From a practical perspective how could this happen? I would suggest that instead of a vague “grand projet” a more practical approach would be to start with bilateral consideration of well known mismatches by the governments involved looking at how they can change their domestic rules to remove the mismatch in a way which is consistent with their overall national  tax policies. This could be facilitated by international institutions and then consulted on with business and civil society. Such a process would make clear which mismatches were being reviewed with the aim of closure and which were considered aggressive. One could even develop a timeline for a programme of mismatches to be reviewed .

Now this does put the onus on governments to review and remove mismatches, but they are the only ones who can do this – I don’t think taxpayers can make proposals given the knock on policy effects. It won’t be easy or glamourous, but I think its the most sensible approach. Business should be able to support such an approach.


One Response to Base Erosion Profit Shifting

  1. Marc Zoutman January 17, 2013 at 5:00 pm #

    Again an interesting post,Chris, thank you.

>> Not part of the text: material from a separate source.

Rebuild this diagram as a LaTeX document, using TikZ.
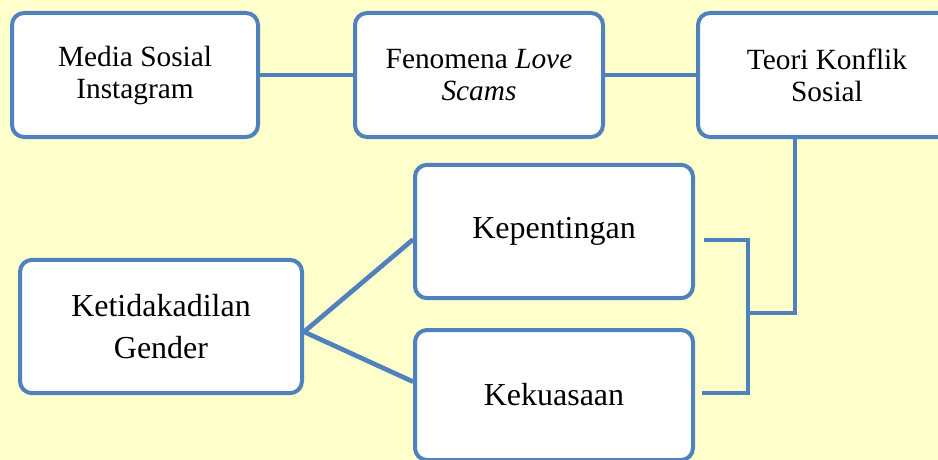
\documentclass[tikz,border=0pt]{standalone}
\usepackage{fontspec}
\setmainfont{Liberation Serif}
\definecolor{boxblue}{RGB}{79,129,189}
\definecolor{paleyellow}{RGB}{255,255,204}
\tikzset{
  box/.style={draw=boxblue, line width=3pt, fill=white, rounded corners=9pt,
    align=center, inner sep=2pt},
  toptext/.style={font=\fontsize{22}{24}\selectfont},
  lowtext/.style={font=\fontsize{24}{31.5}\selectfont},
  link/.style={draw=boxblue, line width=3.5pt}
}
\begin{document}
\begin{tikzpicture}[x=0.75pt, y=-0.75pt]
  \useasboundingbox (0,0) rectangle (938,460);
  \clip (0,0) rectangle (938,460);
  \fill[paleyellow] (0,0) rectangle (938,460);

  % top row
  \node[box, toptext, minimum width=184.5pt, minimum height=93pt] (media) at (135,75) {Media Sosial\\Instagram};
  \node[box, toptext, minimum width=186pt, minimum height=93pt] (fenomena) at (479,75) {Fenomena \textit{Love}\\\textit{Scams}};
  \node[box, toptext, minimum width=193.5pt, minimum height=93pt] (teori) at (827,75) {Teori Konflik\\Sosial};

  % lower part
  \node[box, lowtext, minimum width=208.5pt, minimum height=100pt] (kepentingan) at (554,231.5) {Kepentingan};
  \node[box, lowtext, minimum width=208.5pt, minimum height=97.5pt] (kekuasaan) at (554,395) {Kekuasaan};
  \node[box, lowtext, minimum width=211.5pt, minimum height=100pt] (ketidakadilan) at (161,326.5) {Ketidakadilan\\Gender};

  \coordinate (tjoin) at (795,313);
  \coordinate (bjoin) at (748,313);
  \coordinate (btop) at (748,240);
  \coordinate (bbot) at (748,393);

  \draw[link] (media) -- (fenomena);
  \draw[link] (fenomena) -- (teori);
  \draw[link] (teori.south -| tjoin) -- (tjoin) -- (bjoin);
  \draw[link] ([xshift=6.5pt]kepentingan.east |- btop) -- (btop) -- (bbot) -- ([xshift=5pt]kekuasaan.east |- bbot);
  \draw[link] ([yshift=-4pt]ketidakadilan.east) -- ([yshift=-6pt]kepentingan.west);
  \draw[link] ([yshift=-4pt]ketidakadilan.east) -- ([yshift=10pt]kekuasaan.west);
\end{tikzpicture}
\end{document}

    I would welcome a “bilateral-first” approach as you describe. In some of your other posts you have mentioned the concept of the “spirit of the law”, in my view “the spirit of the treaty” should be an integral part of that. Parties to the treaty already have the opportunity to clearly state their views of their intent with regard to the treaty provisions and it happens in some cases. In my view, this should be made explicit and be a standard part of the publications of the tax treaty.

    I see a few issues with respect to the mismatch between national tax provisions: which party needs to adapt its national tax law to avoid the mismatch comes to mind, and what if the mismatch stems from the national tax policy itself? Countries with a lot of natural resources or a large home market will by default have a different tax policy than small export oriented countries, which inherently has the potential for mismatches.

    Clarity on what constitutes “aggressive” planning is welcome too, although I fear that in the current climate “not paying the statutory rate” would be the definition of aggressive planning.

    Looking forward to the outcome of the Vienna conference.